Start with Tokyo Cabinet and only switch when you hit a ceiling. My system can d...

smokinn · on May 8, 2009

Tokyo Cabinet (TC) is what I was going to recommend as well. It's crazy fast and quite reliable. It also does zlib compression so your dataset will be smaller than with most other key/value stores. Be careful picking an open source key/value store because a lot of them are kinda half baked right now. (But TC is very solid.)

My first attempt would be as suggested above, to use a single instance of TC. If it ever started to get slow or you simply ran out of space you could even put a consistent hash in front of a cluster of machines.

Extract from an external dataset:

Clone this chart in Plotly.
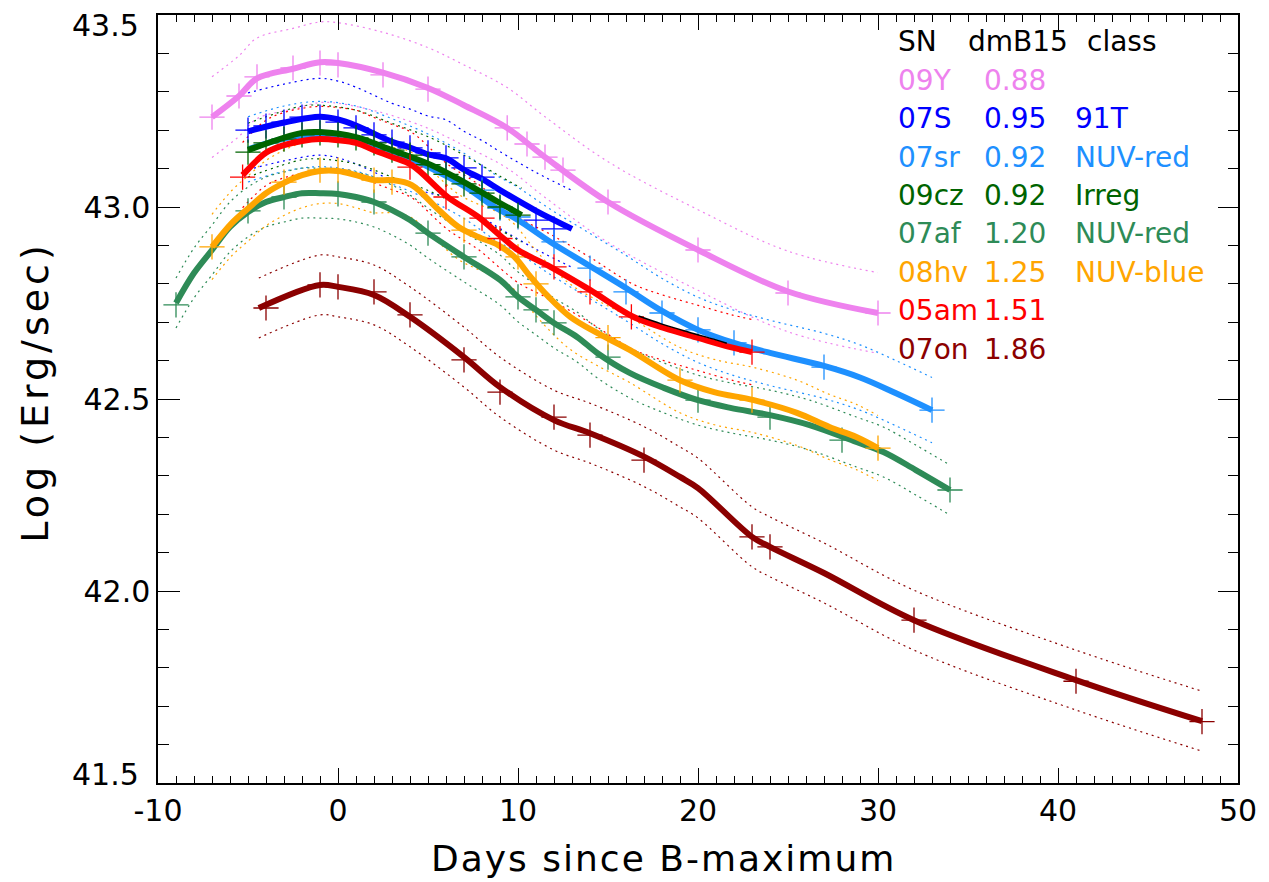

Though I wouldn't be surprised if a single machine would be enough for your current needs (20 billion).

The hash doesn't have to be very complicated, depending on your key. If your key is just a numeric auto incremented id for example you could implement a "hash" with modulo which just maps 0-x billion to machine 1, x-2x billion to machine 2, etc.

If you do this though you'll lose the ability to generate keys to search through your data. If you need to generate keys and your data is distributed I highly recommend sphinx search ( http://www.sphinxsearch.com/ ). Technically, it's a full-text search engine but I use it for normal searching. You can build an index distributed across multiple machines and even multiple cores of multiple machines. For example, if you have 2 boxes with 4 cores each, you can split your data into 8 chunks, 4 of the chunks running on one machine, 4 on the other with a single "distributed index" that ties them all together. When you do a search on your distributed index for say 100 items sorted by date, 8 threads will search the 8 chunks, return the 100 best results and the distributed index will filter out duplicates and return the 100 best results. And it'll do it incredibly quickly.

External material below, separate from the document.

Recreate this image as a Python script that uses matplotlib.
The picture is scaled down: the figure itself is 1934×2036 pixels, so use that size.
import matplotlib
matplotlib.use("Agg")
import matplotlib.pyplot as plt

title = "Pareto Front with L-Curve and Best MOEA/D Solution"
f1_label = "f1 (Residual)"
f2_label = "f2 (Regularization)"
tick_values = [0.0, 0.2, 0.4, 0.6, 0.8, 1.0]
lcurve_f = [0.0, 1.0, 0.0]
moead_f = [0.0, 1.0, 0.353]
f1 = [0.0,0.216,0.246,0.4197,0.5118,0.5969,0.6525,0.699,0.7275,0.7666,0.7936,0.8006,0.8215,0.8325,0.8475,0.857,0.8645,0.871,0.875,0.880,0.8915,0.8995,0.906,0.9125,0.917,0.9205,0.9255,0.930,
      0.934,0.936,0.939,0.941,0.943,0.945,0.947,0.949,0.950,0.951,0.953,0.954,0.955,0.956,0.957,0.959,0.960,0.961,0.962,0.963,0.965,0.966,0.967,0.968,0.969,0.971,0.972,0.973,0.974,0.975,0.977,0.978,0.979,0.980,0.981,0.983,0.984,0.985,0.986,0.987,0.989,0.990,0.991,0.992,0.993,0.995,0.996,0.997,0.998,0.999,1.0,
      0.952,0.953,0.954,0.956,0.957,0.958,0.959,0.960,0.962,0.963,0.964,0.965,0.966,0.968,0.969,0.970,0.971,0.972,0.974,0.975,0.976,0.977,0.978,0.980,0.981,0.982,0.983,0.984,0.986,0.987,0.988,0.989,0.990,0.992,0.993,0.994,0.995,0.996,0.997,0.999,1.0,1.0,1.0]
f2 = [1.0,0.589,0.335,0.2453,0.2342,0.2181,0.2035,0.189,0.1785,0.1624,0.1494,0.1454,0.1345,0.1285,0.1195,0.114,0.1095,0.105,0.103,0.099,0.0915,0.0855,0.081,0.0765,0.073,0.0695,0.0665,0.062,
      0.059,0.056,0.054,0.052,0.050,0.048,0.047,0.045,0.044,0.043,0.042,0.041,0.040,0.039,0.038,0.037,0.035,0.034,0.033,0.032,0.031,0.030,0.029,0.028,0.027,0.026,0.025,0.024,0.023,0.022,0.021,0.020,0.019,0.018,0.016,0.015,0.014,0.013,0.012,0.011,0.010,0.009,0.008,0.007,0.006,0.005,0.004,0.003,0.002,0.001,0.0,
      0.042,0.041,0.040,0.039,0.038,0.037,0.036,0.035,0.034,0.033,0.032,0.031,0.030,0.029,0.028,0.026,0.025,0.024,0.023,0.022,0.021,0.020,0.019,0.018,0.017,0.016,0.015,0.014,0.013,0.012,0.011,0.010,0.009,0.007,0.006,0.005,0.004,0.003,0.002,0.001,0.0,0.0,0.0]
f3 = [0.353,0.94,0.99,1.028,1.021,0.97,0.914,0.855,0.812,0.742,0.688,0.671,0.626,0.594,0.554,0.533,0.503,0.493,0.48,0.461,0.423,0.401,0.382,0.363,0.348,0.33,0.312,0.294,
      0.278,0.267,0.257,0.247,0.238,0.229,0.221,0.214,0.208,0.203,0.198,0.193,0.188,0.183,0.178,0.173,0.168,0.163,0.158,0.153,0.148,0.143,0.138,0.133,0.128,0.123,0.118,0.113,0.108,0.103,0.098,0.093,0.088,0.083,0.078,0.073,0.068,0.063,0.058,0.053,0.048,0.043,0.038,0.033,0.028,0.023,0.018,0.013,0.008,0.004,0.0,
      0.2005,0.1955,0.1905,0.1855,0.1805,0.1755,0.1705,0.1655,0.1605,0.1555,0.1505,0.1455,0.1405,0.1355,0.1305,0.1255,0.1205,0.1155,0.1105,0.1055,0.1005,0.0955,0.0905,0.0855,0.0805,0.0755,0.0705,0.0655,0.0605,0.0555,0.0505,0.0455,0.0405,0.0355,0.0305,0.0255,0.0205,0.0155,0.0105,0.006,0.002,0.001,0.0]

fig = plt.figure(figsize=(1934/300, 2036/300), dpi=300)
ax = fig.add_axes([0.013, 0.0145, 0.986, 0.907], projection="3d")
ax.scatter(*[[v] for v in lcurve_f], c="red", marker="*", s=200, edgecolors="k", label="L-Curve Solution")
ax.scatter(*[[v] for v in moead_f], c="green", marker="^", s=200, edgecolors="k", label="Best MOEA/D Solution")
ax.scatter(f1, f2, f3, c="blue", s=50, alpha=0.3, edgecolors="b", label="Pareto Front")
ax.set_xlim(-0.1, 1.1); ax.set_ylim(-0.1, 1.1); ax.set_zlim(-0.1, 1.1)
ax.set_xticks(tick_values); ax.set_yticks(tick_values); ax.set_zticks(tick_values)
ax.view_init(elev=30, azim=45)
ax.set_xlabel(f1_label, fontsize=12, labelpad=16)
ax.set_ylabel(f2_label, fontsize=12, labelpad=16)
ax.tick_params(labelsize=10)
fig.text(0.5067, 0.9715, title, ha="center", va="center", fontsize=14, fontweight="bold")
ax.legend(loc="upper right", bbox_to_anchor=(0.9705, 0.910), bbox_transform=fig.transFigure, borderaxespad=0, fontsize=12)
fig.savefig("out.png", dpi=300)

We're using sphinx with mysql. I'm not sure how you'd get the data from TC to sphinx (there may or may not be adapters for that I'm not sure) but if you have to pick between sphinx and TC you'd have to decide what's most important for you, low storage space with very quick lookup or very low latency search. If you need low latency search I suggest you simply use mysql for storage and index your data with sphinx.

gfodor · on May 8, 2009

Seconding this. TC is solid.

aaronblohowiak · on May 9, 2009

Sphinx has an XML input format, IIRC.

http://www.sphinxsearch.com/docs/current.html#xmlpipe2

oconnor0 · on May 8, 2009

Why Tokyo Cabinet?

How quickly can you populate your database locally? Adding 10 billion objects at 300/seconds will take too long.

mahmud · on May 8, 2009

1 million records in 0.4 seconds. 2.5M queries per second.

http://www.scribd.com/doc/12016121/Tokyo-Cabinet-and-Tokyo-T...

page 4.

ntoshev · on May 8, 2009

You realize these numbers are not for transactional (ACID) updates, right? They are with write cache enabled, meaning a power failure would cause data reported as written not to be available. I hope it doesn't mean data corruption, if someone has tested this I'd like to hear from them.

For ACID storage, one transaction per disk rotation is pretty much a theoretical limit for sustained performance.

anamax · on May 8, 2009

> For ACID storage, one transaction per disk rotation is pretty much a theoretical limit for sustained performance.

Why? There's nothing about "all or nothing" that forbids performing independent application-level commits with a single implementation-level commit. And, it's even possible to do application-level-dependent commits at the same time. (Yes, it's tricky.)

And, you can have commits on different spindles. And, you can do multiple writes during a single rotation.

leej · on May 8, 2009

Those numbers are probably from non-real world benchmark tests of sequential read/write. You probably never reach to those levels and when put TT to the equation # will decrease even more.

crad · on May 8, 2009

If I read it correctly, 300 records per second was his production rate. I've benched TokyoCabinet out to be much, much faster.